>> Begin
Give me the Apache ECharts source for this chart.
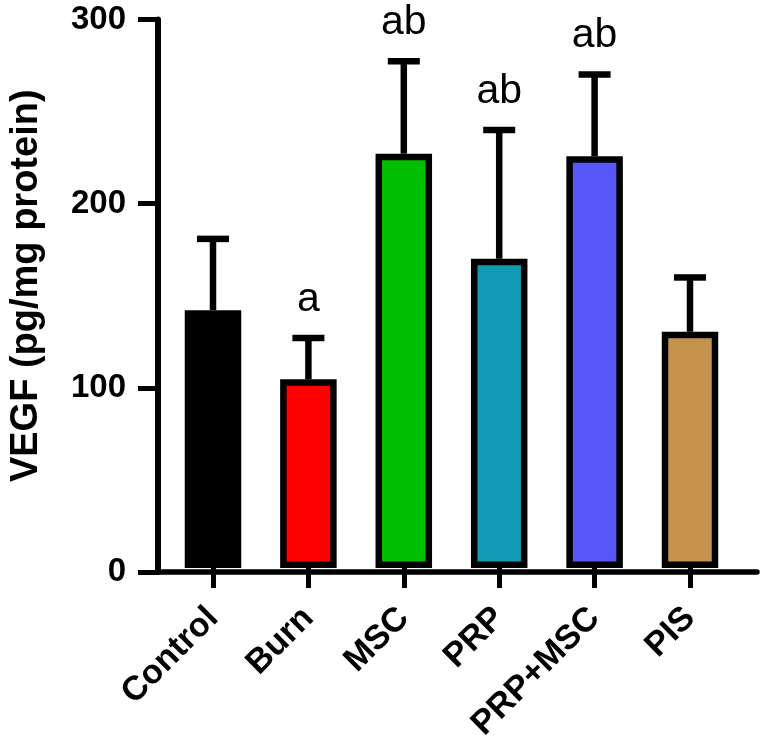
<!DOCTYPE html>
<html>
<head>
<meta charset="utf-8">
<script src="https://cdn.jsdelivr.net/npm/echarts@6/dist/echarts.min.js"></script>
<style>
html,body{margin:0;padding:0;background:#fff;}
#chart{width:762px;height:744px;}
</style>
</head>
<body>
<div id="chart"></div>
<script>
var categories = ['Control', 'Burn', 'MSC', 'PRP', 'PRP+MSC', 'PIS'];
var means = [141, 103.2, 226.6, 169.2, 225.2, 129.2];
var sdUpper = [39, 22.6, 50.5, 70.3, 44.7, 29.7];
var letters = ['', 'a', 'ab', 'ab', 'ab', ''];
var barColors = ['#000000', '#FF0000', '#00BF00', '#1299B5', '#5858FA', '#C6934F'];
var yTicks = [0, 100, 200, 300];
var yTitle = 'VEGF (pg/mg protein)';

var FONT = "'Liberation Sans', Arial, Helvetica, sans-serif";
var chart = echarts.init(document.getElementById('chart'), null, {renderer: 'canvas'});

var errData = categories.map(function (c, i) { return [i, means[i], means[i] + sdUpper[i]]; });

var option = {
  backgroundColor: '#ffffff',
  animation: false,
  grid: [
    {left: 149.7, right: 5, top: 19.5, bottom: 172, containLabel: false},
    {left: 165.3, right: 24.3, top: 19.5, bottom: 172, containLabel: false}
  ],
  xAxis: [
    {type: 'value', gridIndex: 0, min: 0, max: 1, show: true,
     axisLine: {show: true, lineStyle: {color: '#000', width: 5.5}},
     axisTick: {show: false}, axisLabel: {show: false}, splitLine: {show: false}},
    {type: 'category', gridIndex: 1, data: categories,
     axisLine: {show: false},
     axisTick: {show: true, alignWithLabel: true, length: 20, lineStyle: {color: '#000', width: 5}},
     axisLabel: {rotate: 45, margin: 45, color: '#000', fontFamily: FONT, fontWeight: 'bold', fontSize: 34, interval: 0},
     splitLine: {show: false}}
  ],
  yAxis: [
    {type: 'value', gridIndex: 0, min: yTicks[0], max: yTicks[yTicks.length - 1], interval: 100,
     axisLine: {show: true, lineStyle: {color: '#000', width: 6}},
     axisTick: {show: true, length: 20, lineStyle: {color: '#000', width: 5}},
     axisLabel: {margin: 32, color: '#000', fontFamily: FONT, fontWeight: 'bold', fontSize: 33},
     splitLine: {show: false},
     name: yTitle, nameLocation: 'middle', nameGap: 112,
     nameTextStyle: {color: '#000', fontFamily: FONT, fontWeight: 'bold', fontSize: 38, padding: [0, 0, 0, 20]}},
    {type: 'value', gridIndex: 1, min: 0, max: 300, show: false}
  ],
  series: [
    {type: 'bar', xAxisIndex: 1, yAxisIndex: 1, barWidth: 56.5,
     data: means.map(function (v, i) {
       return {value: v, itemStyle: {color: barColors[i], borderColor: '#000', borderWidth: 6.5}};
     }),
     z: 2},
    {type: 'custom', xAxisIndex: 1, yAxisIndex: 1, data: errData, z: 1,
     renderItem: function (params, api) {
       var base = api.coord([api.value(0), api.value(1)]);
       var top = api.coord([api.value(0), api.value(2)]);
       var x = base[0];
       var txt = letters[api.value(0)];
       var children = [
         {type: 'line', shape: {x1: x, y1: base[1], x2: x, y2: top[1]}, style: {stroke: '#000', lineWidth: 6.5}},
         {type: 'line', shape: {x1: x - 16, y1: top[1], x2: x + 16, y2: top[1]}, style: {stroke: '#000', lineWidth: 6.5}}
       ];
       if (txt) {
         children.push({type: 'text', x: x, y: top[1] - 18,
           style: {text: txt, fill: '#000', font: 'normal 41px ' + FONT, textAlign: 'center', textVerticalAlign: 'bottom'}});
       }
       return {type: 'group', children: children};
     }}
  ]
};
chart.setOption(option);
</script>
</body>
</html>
>> End
>> Begin
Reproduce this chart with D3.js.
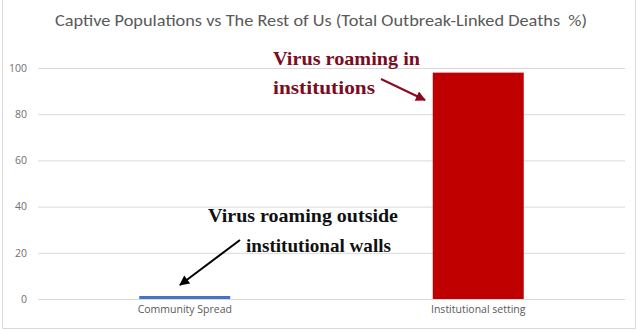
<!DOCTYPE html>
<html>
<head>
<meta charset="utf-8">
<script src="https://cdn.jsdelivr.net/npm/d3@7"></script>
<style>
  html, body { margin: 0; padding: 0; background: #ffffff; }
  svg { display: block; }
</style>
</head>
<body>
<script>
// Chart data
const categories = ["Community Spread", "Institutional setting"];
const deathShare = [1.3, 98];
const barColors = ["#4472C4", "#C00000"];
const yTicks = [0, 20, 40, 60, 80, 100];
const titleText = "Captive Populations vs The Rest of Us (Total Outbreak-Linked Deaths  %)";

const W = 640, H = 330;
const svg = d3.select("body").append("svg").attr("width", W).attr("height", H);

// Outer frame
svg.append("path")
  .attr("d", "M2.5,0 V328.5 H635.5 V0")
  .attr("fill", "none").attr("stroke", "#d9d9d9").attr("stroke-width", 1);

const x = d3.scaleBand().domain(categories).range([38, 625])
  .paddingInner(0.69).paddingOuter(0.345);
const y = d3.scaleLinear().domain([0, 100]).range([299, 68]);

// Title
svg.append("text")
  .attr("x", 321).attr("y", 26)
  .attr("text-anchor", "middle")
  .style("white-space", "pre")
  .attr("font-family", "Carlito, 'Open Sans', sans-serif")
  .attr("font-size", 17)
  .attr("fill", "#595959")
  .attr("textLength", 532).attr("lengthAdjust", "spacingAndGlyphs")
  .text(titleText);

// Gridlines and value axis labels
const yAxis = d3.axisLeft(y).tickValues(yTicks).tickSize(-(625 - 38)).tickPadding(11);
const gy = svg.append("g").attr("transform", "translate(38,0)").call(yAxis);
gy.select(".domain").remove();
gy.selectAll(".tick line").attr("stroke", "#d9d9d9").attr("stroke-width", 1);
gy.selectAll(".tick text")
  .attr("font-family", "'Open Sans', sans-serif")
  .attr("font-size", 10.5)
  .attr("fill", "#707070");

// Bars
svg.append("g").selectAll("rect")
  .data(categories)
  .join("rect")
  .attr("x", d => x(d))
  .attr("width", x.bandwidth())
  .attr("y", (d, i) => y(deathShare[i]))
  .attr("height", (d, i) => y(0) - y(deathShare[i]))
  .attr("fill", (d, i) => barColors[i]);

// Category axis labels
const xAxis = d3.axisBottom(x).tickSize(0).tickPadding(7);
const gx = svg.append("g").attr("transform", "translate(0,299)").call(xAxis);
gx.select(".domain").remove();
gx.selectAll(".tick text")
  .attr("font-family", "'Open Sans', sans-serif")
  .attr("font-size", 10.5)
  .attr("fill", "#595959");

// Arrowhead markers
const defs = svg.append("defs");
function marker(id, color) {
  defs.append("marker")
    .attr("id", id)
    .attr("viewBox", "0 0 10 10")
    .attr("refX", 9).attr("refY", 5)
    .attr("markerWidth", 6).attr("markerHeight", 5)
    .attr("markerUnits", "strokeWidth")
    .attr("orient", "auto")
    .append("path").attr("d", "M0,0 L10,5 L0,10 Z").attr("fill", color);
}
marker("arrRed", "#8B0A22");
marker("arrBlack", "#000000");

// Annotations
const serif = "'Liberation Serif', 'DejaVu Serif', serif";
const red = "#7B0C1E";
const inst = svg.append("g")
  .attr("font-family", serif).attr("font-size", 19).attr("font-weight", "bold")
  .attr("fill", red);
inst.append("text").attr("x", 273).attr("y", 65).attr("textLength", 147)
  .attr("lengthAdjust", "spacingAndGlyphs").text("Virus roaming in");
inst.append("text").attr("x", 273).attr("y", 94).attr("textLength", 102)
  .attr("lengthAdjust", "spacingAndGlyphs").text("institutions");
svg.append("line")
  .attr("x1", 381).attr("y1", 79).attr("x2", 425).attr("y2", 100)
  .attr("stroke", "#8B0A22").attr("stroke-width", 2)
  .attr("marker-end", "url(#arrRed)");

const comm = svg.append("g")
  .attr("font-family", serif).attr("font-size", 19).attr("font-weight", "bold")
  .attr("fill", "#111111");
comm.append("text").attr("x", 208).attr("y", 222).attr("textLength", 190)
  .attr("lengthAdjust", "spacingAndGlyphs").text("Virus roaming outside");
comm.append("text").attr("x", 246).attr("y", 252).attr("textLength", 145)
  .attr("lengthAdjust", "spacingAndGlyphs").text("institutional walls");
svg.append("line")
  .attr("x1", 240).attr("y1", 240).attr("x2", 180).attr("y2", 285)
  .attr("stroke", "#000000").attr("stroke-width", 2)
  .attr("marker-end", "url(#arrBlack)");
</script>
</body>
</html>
>> End
Exercise prompt: Print exactly what appears from the line holding "Reproduce this chart with D3.js." down to the line holding "const y = d3.scaleLinear().domain([0, 100]).range([299, 68]);", both ends kept, leaving out the pictures.

Solution to the exercise:
Reproduce this chart with D3.js.
<!DOCTYPE html>
<html>
<head>
<meta charset="utf-8">
<script src="https://cdn.jsdelivr.net/npm/d3@7"></script>
<style>
  html, body { margin: 0; padding: 0; background: #ffffff; }
  svg { display: block; }
</style>
</head>
<body>
<script>
// Chart data
const categories = ["Community Spread", "Institutional setting"];
const deathShare = [1.3, 98];
const barColors = ["#4472C4", "#C00000"];
const yTicks = [0, 20, 40, 60, 80, 100];
const titleText = "Captive Populations vs The Rest of Us (Total Outbreak-Linked Deaths  %)";

const W = 640, H = 330;
const svg = d3.select("body").append("svg").attr("width", W).attr("height", H);

// Outer frame
svg.append("path")
  .attr("d", "M2.5,0 V328.5 H635.5 V0")
  .attr("fill", "none").attr("stroke", "#d9d9d9").attr("stroke-width", 1);

const x = d3.scaleBand().domain(categories).range([38, 625])
  .paddingInner(0.69).paddingOuter(0.345);
const y = d3.scaleLinear().domain([0, 100]).range([299, 68]);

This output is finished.